Au premier jour de la reprise des travaux de la Commission d'enquête sur les sources journalistiques, lundi, la Fédération professionnelle des journalistes du Québec a soutenu que les services de police ont lancé une véritable chasse aux sources pour trouver qui parle aux reporters.

«Il existe au Québec ce qui s'apparente à une véritable chasse aux sorcières, dans le but de démasquer toute personne qui relaie de l'information aux journalistes, même si cela signifie violer les règles les plus élémentaires», a tonné Me Mark Bantey, qui a présenté le mémoire de la FPJQ, aux côtés du président de l'organisation, Stéphane Giroux.

Les policiers, la magistrature et les gouvernements devront faire un examen de conscience sérieux s'ils veulent continuer de prétendre que la liberté de presse, garantie dans nos chartes des droits, est respectée en ce pays, a lancé Me Bantey, un avocat spécialisé en droit des médias.

La FPJQ formule plusieurs recommandations pour éviter que des cas semblables à ceux que la commission a étudiés, le printemps dernier, se reproduisent.

Dans le cadre d'enquêtes sur des policiers, les registres d'appels téléphoniques de certains journalistes avaient été obtenus, parfois sur une période très étendue.

La FPJQ suggère entre autres une formation complète pour les policiers et les juges quant à la liberté de presse et la protection des sources journalistiques.

Elle propose aussi la possibilité pour les médias de se représenter eux-mêmes lorsqu'ils font l'objet d'une demande d'autorisation judiciaire, dans les cas où ils sont des tiers innocents. Ils pourraient ainsi faire valoir leurs objections.

Elle conseille aussi de modifier les codes de procédures civiles et pénales, et même d'envisager la possibilité d'inclure le privilège de protection des sources journalistiques dans les chartes des droits et libertés.

Me Bantey a revendiqué la protection non seulement des sources confidentielles, mais également de celle du matériel qui n'a pas été publié par un média.

Le SPVM se défend

Avant la FPJQ, le Service de police de la ville de Montréal avait témoigné devant la Commission Chamberland.

Il a tenu à rappeler qu'il n'a jamais enquêté sur des journalistes, mais bien sur des policiers soupçonnés notamment de contrevenir à leur serment de discrétion.

Le procureur du SPVM, Me Giuseppe Battista, a rappelé que les enquêtes qui ont été scrutées par la commission, jusqu'en juin dernier, portaient sur des policiers.

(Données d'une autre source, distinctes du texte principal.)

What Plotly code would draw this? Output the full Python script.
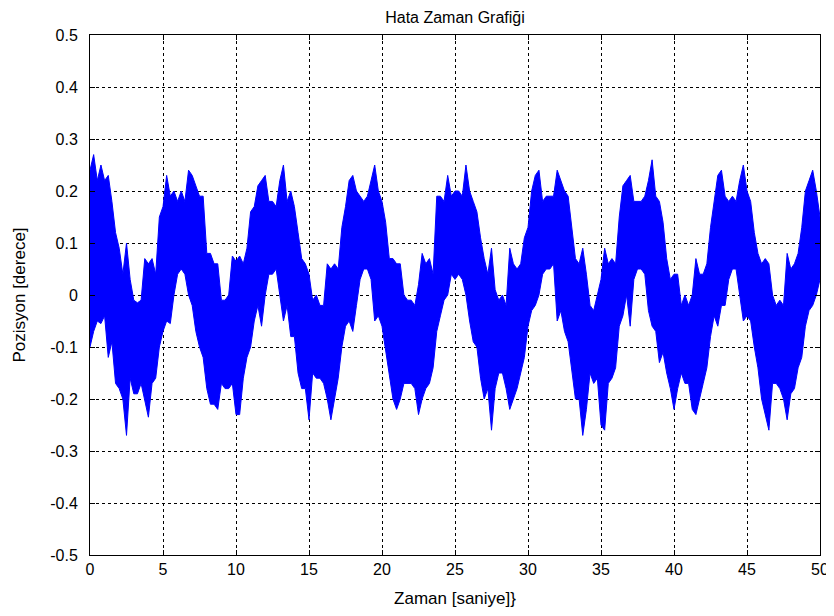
import plotly.graph_objects as go

# time axis: samples every 0.25 s from 0 to 50 s
time_s = [i * 0.25 for i in range(201)]

# upper envelope of the error band (degrees)
upper = [
    0.24, 0.27, 0.22, 0.25, 0.22, 0.23, 0.18, 0.12, 0.09, 0.04, 0.10, 0.03,
    -0.01, -0.015, -0.01, 0.07, 0.06, 0.07, 0.04, 0.15, 0.17, 0.23, 0.19, 0.20,
    0.18, 0.20, 0.18, 0.24, 0.23, 0.21, 0.19, 0.19, 0.08, 0.08,
    0.06, 0.06, -0.01, -0.01, 0.0, 0.075, 0.065, 0.075, 0.06, 0.09, 0.16, 0.17,
    0.21, 0.22, 0.23, 0.18, 0.18, 0.17, 0.22, 0.25, 0.18, 0.20, 0.17, 0.12,
    0.07, 0.06, 0.04, -0.01, 0.0, -0.02, -0.02, 0.06, 0.05,
    0.06, 0.05, 0.13, 0.17, 0.22, 0.23, 0.20, 0.19, 0.18, 0.19, 0.22, 0.25,
    0.20, 0.18, 0.14, 0.07, 0.07, 0.06, 0.06, 0.0, -0.01, -0.01, -0.02, 0.02,
    0.08, 0.06, 0.07, 0.04, 0.19, 0.19, 0.18, 0.23, 0.19, 0.20,
    0.20, 0.19, 0.25, 0.20, 0.18, 0.16, 0.11, 0.07, 0.04, 0.09, 0.01, -0.01,
    0.0, -0.02, 0.09, 0.06, 0.05, 0.06, 0.11, 0.13, 0.20, 0.23, 0.24, 0.18,
    0.19, 0.19, 0.19, 0.24, 0.22, 0.20, 0.19, 0.13, 0.07, 0.06,
    0.09, 0.04, -0.02, -0.03, 0.0, 0.03, 0.09, 0.06, 0.07, 0.06, 0.15, 0.21,
    0.22, 0.23, 0.18, 0.18, 0.18, 0.19, 0.22, 0.26, 0.19, 0.18, 0.14, 0.07,
    0.03, 0.04, 0.04, -0.02, 0.0, -0.02, 0.0, 0.07, 0.04,
    0.04, 0.06, 0.13, 0.18, 0.23, 0.24, 0.19, 0.18, 0.19, 0.18, 0.22, 0.25,
    0.20, 0.18, 0.12, 0.08, 0.06, 0.07, 0.06, 0.0, -0.02, -0.01, -0.02, 0.08,
    0.05, 0.06, 0.08, 0.13, 0.20, 0.22, 0.24, 0.20, 0.15,
]

# lower envelope of the error band (degrees)
lower = [
    -0.10, -0.07, -0.05, -0.055, -0.04, -0.12, -0.09, -0.17, -0.18, -0.20, -0.27, -0.16,
    -0.19, -0.19, -0.17, -0.20, -0.235, -0.17, -0.16, -0.10, -0.07, -0.05, -0.055, 0.0,
    0.04, 0.05, 0.04, 0.0, -0.02, -0.07, -0.10, -0.12, -0.18, -0.21,
    -0.21, -0.22, -0.17, -0.18, -0.18, -0.17, -0.23, -0.23, -0.16, -0.12, -0.10, -0.05,
    -0.02, -0.06, 0.0, 0.04, 0.04, 0.05, 0.0, -0.05, -0.02, -0.08, -0.08, -0.15,
    -0.18, -0.18, -0.24, -0.15, -0.16, -0.16, -0.17, -0.20, -0.24,
    -0.20, -0.16, -0.10, -0.06, -0.05, -0.07, -0.02, 0.03, 0.05, 0.05, 0.03, -0.05,
    -0.04, -0.06, -0.10, -0.15, -0.20, -0.22, -0.20, -0.17, -0.17, -0.17, -0.18, -0.23,
    -0.20, -0.18, -0.17, -0.14, -0.07, -0.04, -0.01, 0.0, 0.04, 0.03,
    0.04, 0.03, 0.0, -0.05, -0.09, -0.10, -0.16, -0.20, -0.18, -0.26, -0.18, -0.15,
    -0.15, -0.18, -0.22, -0.20, -0.18, -0.15, -0.12, -0.06, -0.03, -0.02, 0.0, 0.04,
    0.05, 0.05, 0.06, -0.05, -0.03, -0.07, -0.09, -0.14, -0.20, -0.20,
    -0.27, -0.22, -0.15, -0.17, -0.16, -0.25, -0.26, -0.17, -0.16, -0.14, -0.06, -0.04,
    0.0, -0.06, 0.03, 0.05, 0.05, 0.04, -0.03, -0.06, -0.07, -0.13, -0.11, -0.15,
    -0.18, -0.22, -0.18, -0.15, -0.17, -0.17, -0.22, -0.23, -0.20,
    -0.17, -0.14, -0.08, -0.04, -0.06, -0.02, -0.02, 0.03, 0.05, 0.05, 0.0, -0.05,
    -0.04, -0.05, -0.10, -0.14, -0.20, -0.23, -0.26, -0.17, -0.17, -0.18, -0.20, -0.24,
    -0.19, -0.18, -0.14, -0.12, -0.06, -0.03, -0.02, 0.0, 0.03,
]

x_ticks = [0, 5, 10, 15, 20, 25, 30, 35, 40, 45, 50]
y_ticks = [-0.5, -0.4, -0.3, -0.2, -0.1, 0, 0.1, 0.2, 0.3, 0.4, 0.5]
y_tick_text = ["-0.5", "-0.4", "-0.3", "-0.2", "-0.1", "0", "0.1", "0.2", "0.3", "0.4", "0.5"]

BLUE = "#0000FF"
FONT = "Liberation Sans, Arial, sans-serif"

fig = go.Figure()
fig.add_trace(go.Scatter(
    x=time_s + time_s[::-1],
    y=upper + lower[::-1],
    mode="lines",
    fill="toself",
    fillcolor=BLUE,
    line=dict(color=BLUE, width=1),
    hoverinfo="skip",
    showlegend=False,
))

axis_common = dict(
    showline=True, linecolor="black", linewidth=1, mirror="ticks",
    ticks="inside", ticklen=5, tickcolor="black", tickwidth=1,
    showgrid=True, gridcolor="black", griddash="dot", gridwidth=1,
    zeroline=False, automargin=False,
    tickfont=dict(family=FONT, size=16, color="black"),
)

# page body has an 8 px default margin, so the figure is sized to fit inside it
fig.update_layout(
    width=826, height=608,
    margin=dict(l=82, r=14, t=27, b=61),
    paper_bgcolor="white", plot_bgcolor="white",
    title=dict(text="Hata Zaman Grafiği", x=447 / 826, xanchor="center",
               y=1 - 4 / 608, yanchor="top", yref="container",
               font=dict(family=FONT, size=16, color="black")),
    xaxis=dict(range=[0, 50], tickvals=x_ticks,
               title=dict(text="Zaman [saniye]}", standoff=14,
                          font=dict(family=FONT, size=17, color="black")),
               **axis_common),
    yaxis=dict(range=[-0.5, 0.5], tickvals=y_ticks, ticktext=y_tick_text,
               ticklabelstandoff=8,
               title=dict(text="Pozisyon [derece]", standoff=20,
                          font=dict(family=FONT, size=17, color="black")),
               **axis_common),
)

fig.write_html("out.html")
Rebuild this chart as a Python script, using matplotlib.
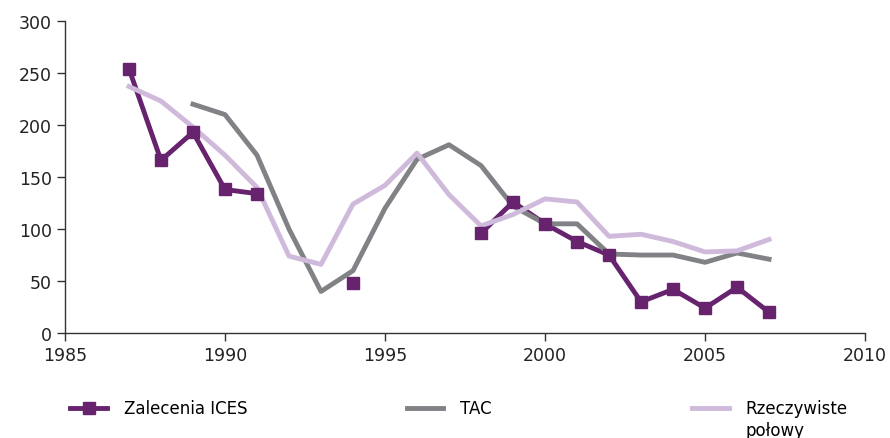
import numpy as np
import matplotlib
matplotlib.use("Agg")
import matplotlib.pyplot as plt

# data
years = list(range(1987, 2008))
ices = [254, 166, 193, 138, 134, None, None, 48, None, None, None,
        96, 126, 105, 88, 75, 30, 42, 24, 44, 20]
tac_years = list(range(1989, 2008))
tac = [220, 210, 171, 100, 40, 60, 120, 167, 181, 161, 122,
       105, 105, 76, 75, 75, 68, 77, 71]
catch = [237, 223, 198, 171, 140, 74, 66, 124, 142, 173, 133,
         103, 114, 129, 126, 93, 95, 88, 78, 79, 90]
labels = ["Zalecenia ICES", "TAC", "Rzeczywiste"]
label_extra = "połowy"

c_ices = "#68236f"
c_tac = "#808285"
c_catch = "#cfbadc"

plt.rcParams['font.family'] = ['DejaVu Sans']
fig = plt.figure(figsize=(8.9, 4.39), dpi=100)
ax = fig.add_axes([0.073, 0.239, 0.899, 0.711])

ices_arr = np.array([np.nan if v is None else v for v in ices], dtype=float)
l1, = ax.plot(years, ices_arr, color=c_ices, lw=3.5, zorder=2)
ax.plot(years, ices_arr, ls='none', marker='s', ms=9, color=c_ices, zorder=5)
l2, = ax.plot(tac_years, tac, color=c_tac, lw=3.5, zorder=3)
l3, = ax.plot(years, catch, color=c_catch, lw=3.5, zorder=4)

ax.set_xlim(1985, 2010)
ax.set_ylim(0, 300)
ax.set_xticks(range(1985, 2011, 5))
ax.set_yticks(range(0, 301, 50))
ax.spines['top'].set_visible(False)
ax.spines['right'].set_visible(False)
ax.tick_params(axis='both', labelsize=12.5, length=6, width=1, color='#333333', labelcolor='#222222')
ax.tick_params(axis='x', pad=3)
for s in ['left', 'bottom']:
    ax.spines[s].set_color('#333333')
    ax.spines[s].set_linewidth(1)

# legend in three separate slots like the original
h1 = matplotlib.lines.Line2D([], [], color=c_ices, lw=3.5, marker='s', ms=9)
legs = []
for h, lab, x in zip([h1, l2, l3], labels, [0.079, 0.457, 0.778]):
    lg = fig.legend(handles=[h], labels=[lab], loc='upper left', bbox_to_anchor=(x, 0.088),
                    frameon=False, fontsize=12, handlelength=2.2, handletextpad=1.0,
                    borderaxespad=0, borderpad=0)
    legs.append(lg)

# second line of the last label sits under its text, not centred on the handle
fig.canvas.draw()
bb = legs[2].get_texts()[0].get_window_extent().transformed(fig.transFigure.inverted())
fig.text(bb.x0, bb.y0 - 0.008, label_extra, fontsize=12, va='top', ha='left')

fig.savefig("out.png", dpi=100)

«L'objectif de ces enquêtes était d'identifier les policiers qui transmettaient de l'information sensible, confidentielle et sans droit à des journalistes», a souligné Me Battista.

Le SPVM s'est défendu d'avoir ratissé trop large ou d'avoir déployé des moyens trop importants pour la gravité des infractions soupçonnées.

Le juge Jacques Chamberland, qui préside l'enquête, s'est lui-même inquiété de l'ampleur des informations ainsi obtenues sur des journalistes ou des tierces parties, sans qu'elles soient toujours pertinentes à l'enquête sur des policiers.

«À chaque fois, c'est une intrusion dans la vie privée de quelqu'un. Et de savoir qu'on sait plein de choses qui ne seront pas utiles à l'enquête est une triste consolation, dans un sens, parce qu'on sait que quelqu'un sait quelque chose sur nous et peut-être sur nos sources», a-t-il fait valoir.

«D'où l'importance du serment de discrétion» du policier, lui a répliqué Me Battista.

Le SPVM s'est aussi défendu de nuire ainsi au droit du public à obtenir des informations importantes.

«Il n'est pas question ici de lanceurs d'alerte qui dénoncent une situation de corruption ou de malversation. Ce dont il est question concerne des personnes qui violent des obligations précises et dont le comportement constitue la violation d'une loi qu'elles sont tenues de respecter, dont le Code criminel», a plaidé Me Battista.

Le SPVM a formulé plusieurs recommandations, touchant notamment une formation plus poussée des policiers sur le devoir de discrétion, sur la liberté de presse et sur la protection des sources journalistiques.

La commission avait ajourné ses travaux à la fin du mois de juin, après avoir terminé l'audition de la preuve quant aux événements touchant la protection des sources journalistiques qui avaient mené à sa création.

Elle a amorcé lundi l'audition de mémoires de parties intéressées et du public.